Write the lines out again, from the top of the material to the line containing "from matplotlib.patches import Rectangle", pictures excluded.

[Entries from a dataset]
* START *

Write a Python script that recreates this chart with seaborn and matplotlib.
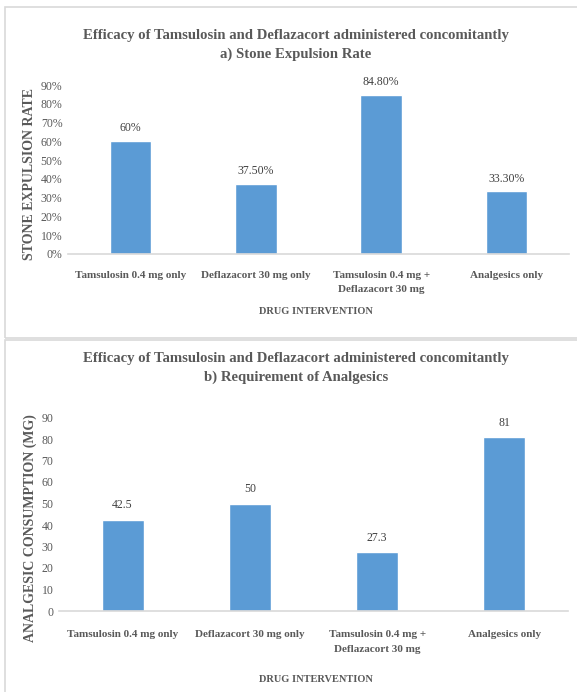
import matplotlib
matplotlib.use("Agg")
import matplotlib.pyplot as plt
import seaborn as sns
import pandas as pd
from matplotlib.patches import Rectangle

# ---- data ----
categories = ["Tamsulosin 0.4 mg only", "Deflazacort 30 mg only",
              "Tamsulosin 0.4 mg +\nDeflazacort 30 mg", "Analgesics only"]
expulsion_rate = [0.60, 0.375, 0.848, 0.333]
expulsion_labels = ["60%", "37.50%", "84.80%", "33.30%"]
analgesic_use = [42.5, 50, 27.3, 81]
analgesic_labels = ["42.5", "50", "27.3", "81"]
rate_ticks = [0, 0.1, 0.2, 0.3, 0.4, 0.5, 0.6, 0.7, 0.8, 0.9]
rate_ticklabels = ["0%", "10%", "20%", "30%", "40%", "50%", "60%", "70%", "80%", "90%"]
mg_ticks = [0, 10, 20, 30, 40, 50, 60, 70, 80, 90]

title_top = "Efficacy of Tamsulosin and Deflazacort administered concomitantly\na) Stone Expulsion Rate"
title_bot = "Efficacy of Tamsulosin and Deflazacort administered concomitantly\nb) Requirement of Analgesics"

sns.set_theme(style="white")
plt.rcParams["font.family"] = ["Liberation Serif", "DejaVu Serif"]

W, H = 577, 692
fig = plt.figure(figsize=(W / 100, H / 100), dpi=100)

def fx(x):
    return x / W

def fy(y):
    return 1 - y / H

TXT = "#595959"
BAR = "#5b9bd5"
BORDER = "#d9d9d9"

# panel borders
fig.patches.append(Rectangle((fx(5), fy(338)), fx(577) - fx(5) + 0.01, fy(7) - fy(338),
                             transform=fig.transFigure, fill=False, edgecolor=BORDER, lw=1.2))
fig.patches.append(Rectangle((fx(5), fy(700)), fx(577) - fx(5) + 0.01, fy(340) - fy(700),
                             transform=fig.transFigure, fill=False, edgecolor=BORDER, lw=1.2))


def panel(left, right, top, bottom, values, labels, ylim, ticks, ticklabels,
          title, title_y, ylabel, ylabel_x, ylabel_y, xlabel_y, lab_off, xpad):
    ax = fig.add_axes([fx(left), fy(bottom), fx(right) - fx(left), fy(top) - fy(bottom)])
    df = pd.DataFrame({"cat": categories, "val": values})
    sns.barplot(data=df, x="cat", y="val", ax=ax, color=BAR, saturation=1, width=0.33)
    ax.set_ylim(*ylim)
    ax.set_xlim(-0.5, 3.5)
    ax.set_yticks(ticks)
    ax.set_yticklabels(ticklabels, color=TXT, fontsize=8.5)
    ax.set_xticks(range(len(categories)))
    ax.set_xticklabels(categories, color=TXT, fontsize=8, fontweight="bold",
                       linespacing=1.75)
    ax.tick_params(axis="both", length=0, pad=4)
    ax.tick_params(axis="x", pad=xpad)
    ax.set_xlabel("")
    ax.set_ylabel("")
    for s in ["top", "right", "left"]:
        ax.spines[s].set_visible(False)
    ax.spines["bottom"].set_color(BORDER)
    ax.spines["bottom"].set_linewidth(1.2)
    for i, (v, l) in enumerate(zip(values, labels)):
        ax.annotate(l, (i, v), xytext=(0, lab_off), textcoords="offset points",
                    ha="center", va="bottom", fontsize=8.5, color="#404040")
    fig.text(fx(296), fy(title_y), title, ha="center", va="center", fontsize=10.6,
             fontweight="bold", color=TXT, linespacing=1.6)
    fig.text(fx(ylabel_x), fy(ylabel_y), ylabel, rotation=90, ha="center", va="center",
             fontsize=10, fontweight="bold", color=TXT)
    fig.text(fx(316), fy(xlabel_y), "DRUG INTERVENTION", ha="center", va="center",
             fontsize=7.5, fontweight="bold", color=TXT)
    return ax


panel(68, 569, 85, 254, expulsion_rate, expulsion_labels, (0, 0.9), rate_ticks,
      rate_ticklabels, title_top, 45, "STONE EXPULSION RATE", 30, 174, 312, 5, 12)
panel(59, 568, 417.5, 611, analgesic_use, analgesic_labels, (0, 90), mg_ticks,
      [str(t) for t in mg_ticks], title_bot, 368, "ANALGESIC CONSUMPTION (MG)", 30, 528, 679, 6, 14)

fig.savefig("out.png", dpi=100, facecolor="white")
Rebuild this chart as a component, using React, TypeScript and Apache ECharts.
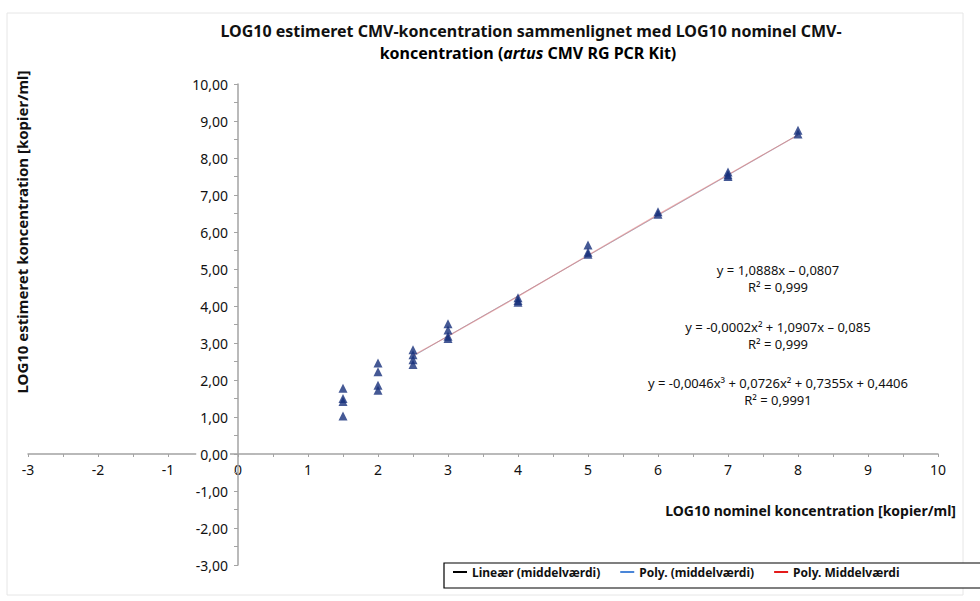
import React, { useEffect, useRef } from "react";
import * as echarts from "echarts";

const titleLine1 = "LOG10 estimeret CMV-koncentration sammenlignet med LOG10 nominel CMV-";
const titleLine2Parts = ["koncentration (", "artus", " CMV RG PCR Kit)"];
const yAxisTitle = "LOG10 estimeret koncentration [kopier/ml]";
const xAxisTitle = "LOG10 nominel koncentration [kopier/ml]";

const measured: [number, number][] = [
  [1.5, 1.78], [1.5, 1.5], [1.5, 1.42], [1.5, 1.03],
  [2, 2.46], [2, 2.22], [2, 1.86], [2, 1.72],
  [2.5, 2.82], [2.5, 2.68], [2.5, 2.55], [2.5, 2.42],
  [3, 3.52], [3, 3.35], [3, 3.18], [3, 3.12],
  [4, 4.22], [4, 4.15], [4, 4.1],
  [5, 5.65], [5, 5.45], [5, 5.4],
  [6, 6.55], [6, 6.48],
  [7, 7.62], [7, 7.55], [7, 7.5],
  [8, 8.75], [8, 8.65],
];

const trendX = [2.5, 3, 4, 5, 6, 7, 8];
const linearTrend = [2.64, 3.19, 4.27, 5.36, 6.45, 7.54, 8.63];
const poly2Trend = [2.64, 3.19, 4.27, 5.36, 6.45, 7.53, 8.62];
const poly3Trend = [2.66, 3.18, 4.26, 5.37, 6.47, 7.55, 8.62];

const legendNames = ["Lineær (middelværdi)", "Poly. (middelværdi)", "Poly. Middelværdi"];
const equations = [
  ["y = 1,0888x – 0,0807", "R² = 0,999"],
  ["y = -0,0002x² + 1,0907x – 0,085", "R² = 0,999"],
  ["y = -0,0046x³ + 0,0726x² + 0,7355x + 0,4406", "R² = 0,9991"],
];

const FONT = "'Noto Sans', sans-serif";
const AXIS_COLOR = "#a3a3a3";

export default function App() {
  const ref = useRef<HTMLDivElement>(null);
  useEffect(() => {
    if (!ref.current) return;
    const chart = echarts.init(ref.current, undefined, { renderer: "svg" });
    const pair = (ys: number[]) => trendX.map((x, i) => [x, ys[i]]);
    const eqGraphics: any[] = [];
    const eqY = [270, 327, 383];
    equations.forEach((eq, i) => {
      eq.forEach((t, j) => {
        eqGraphics.push({
          type: "text",
          x: 778,
          y: eqY[i] + j * 17,
          style: {
            text: t,
            font: `13px ${FONT}`,
            fill: "#111",
            textAlign: "center",
            textVerticalAlign: "middle",
          },
        });
      });
    });
    chart.setOption({
      animation: false,
      backgroundColor: "#fff",
      textStyle: { fontFamily: FONT },
      grid: {
        left: 28,
        right: 42,
        top: 84,
        bottom: 36,
        containLabel: false,
        outerBoundsMode: "none",
      },
      xAxis: {
        type: "value",
        min: -3,
        max: 10,
        interval: 1,
        offset: -111,
        axisLine: { onZero: false, lineStyle: { color: AXIS_COLOR, width: 1.5 } },
        axisTick: { show: true, length: 3, lineStyle: { color: AXIS_COLOR } },
        minorTick: { show: true, splitNumber: 2, length: 3, lineStyle: { color: AXIS_COLOR } },
        splitLine: { show: false },
        axisLabel: { color: "#111", fontSize: 14, margin: 8, fontFamily: FONT },
      },
      yAxis: {
        type: "value",
        min: -3,
        max: 10,
        interval: 1,
        offset: -210,
        axisLine: { onZero: false, lineStyle: { color: AXIS_COLOR, width: 1.5 } },
        axisTick: { show: true, length: 4, lineStyle: { color: AXIS_COLOR } },
        minorTick: { show: true, splitNumber: 2, length: 4, lineStyle: { color: AXIS_COLOR } },
        splitLine: { show: false },
        axisLabel: {
          color: "#111",
          fontSize: 14,
          margin: 8,
          fontFamily: FONT,
          backgroundColor: "#fff",
          padding: [0, 2, 0, 4],
          formatter: (v: number) => v.toFixed(2).replace(".", ","),
        },
        z: 3,
      },
      legend: {
        left: 453,
        top: 566,
        orient: "horizontal",
        padding: 0,
        itemGap: 20,
        itemWidth: 14,
        itemHeight: 2,
        textStyle: { fontFamily: FONT, fontSize: 12, fontWeight: "bold", color: "#111" },
        data: [
          { name: legendNames[0], icon: "rect", itemStyle: { color: "#000", opacity: 1 } },
          { name: legendNames[1], icon: "rect", itemStyle: { color: "#4a86d8", opacity: 1 } },
          { name: legendNames[2], icon: "rect", itemStyle: { color: "#e41a1a", opacity: 1 } },
        ],
      },
      series: [
        {
          name: legendNames[0],
          type: "line",
          data: pair(linearTrend),
          symbol: "none",
          itemStyle: { color: "#000" },
          lineStyle: { color: "#000", width: 1, opacity: 0.2 },
          z: 2,
        },
        {
          name: legendNames[1],
          type: "line",
          data: pair(poly2Trend),
          symbol: "none",
          itemStyle: { color: "#4a86d8" },
          lineStyle: { color: "#4a86d8", width: 1, opacity: 0.25 },
          z: 2,
        },
        {
          name: legendNames[2],
          type: "line",
          data: pair(poly3Trend),
          symbol: "none",
          itemStyle: { color: "#e41a1a" },
          lineStyle: { color: "#e07070", width: 1.2, opacity: 0.55 },
          z: 3,
        },
        {
          name: "Målt",
          type: "scatter",
          data: measured,
          symbol: "triangle",
          symbolSize: [9, 9],
          itemStyle: { color: "#17307a" },
          z: 4,
        },
      ],
      graphic: [
        {
          type: "rect",
          shape: { x: 7, y: 13, width: 956, height: 582 },
          style: { fill: "none", stroke: "#e6e6e6", lineWidth: 1 },
          silent: true,
          z: -10,
        },
        {
          type: "rect",
          shape: { x: 444, y: 563, width: 560, height: 25 },
          style: { fill: "#fff", stroke: "#000", lineWidth: 1.2 },
          silent: true,
          z: -5,
        },
        {
          type: "text",
          x: 531,
          y: 31,
          style: {
            text: titleLine1,
            font: `bold 16px ${FONT}`,
            fill: "#111",
            textAlign: "center",
            textVerticalAlign: "middle",
          },
        },
        {
          type: "text",
          x: 528,
          y: 53,
          style: {
            text: `{b|${titleLine2Parts[0]}}{bi|${titleLine2Parts[1]}}{b|${titleLine2Parts[2]}}`,
            textAlign: "center",
            textVerticalAlign: "middle",
            rich: {
              b: { fontFamily: FONT, fontSize: 16, fontWeight: "bold", color: "#111" },
              bi: { fontFamily: FONT, fontSize: 16, fontWeight: "bold", fontStyle: "italic", color: "#111" },
            },
          },
        },
        {
          type: "text",
          x: 22,
          y: 232,
          rotation: Math.PI / 2,
          style: {
            text: yAxisTitle,
            font: `bold 15px ${FONT}`,
            fill: "#111",
            textAlign: "center",
            textVerticalAlign: "middle",
          },
        },
        {
          type: "text",
          x: 956,
          y: 510,
          style: {
            text: xAxisTitle,
            font: `bold 14px ${FONT}`,
            fill: "#111",
            textAlign: "right",
            textVerticalAlign: "middle",
          },
        },
        ...eqGraphics,
      ],
    });
    return () => chart.dispose();
  }, []);
  return (
    <div
      ref={ref}
      style={{ position: "fixed", left: 0, top: 0, width: 980, height: 601 }}
    />
  );
}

* END *

**Complete answer**
Write a Python script that recreates this chart with seaborn and matplotlib.
import matplotlib
matplotlib.use("Agg")
import matplotlib.pyplot as plt
import seaborn as sns
import pandas as pd
from matplotlib.patches import Rectangle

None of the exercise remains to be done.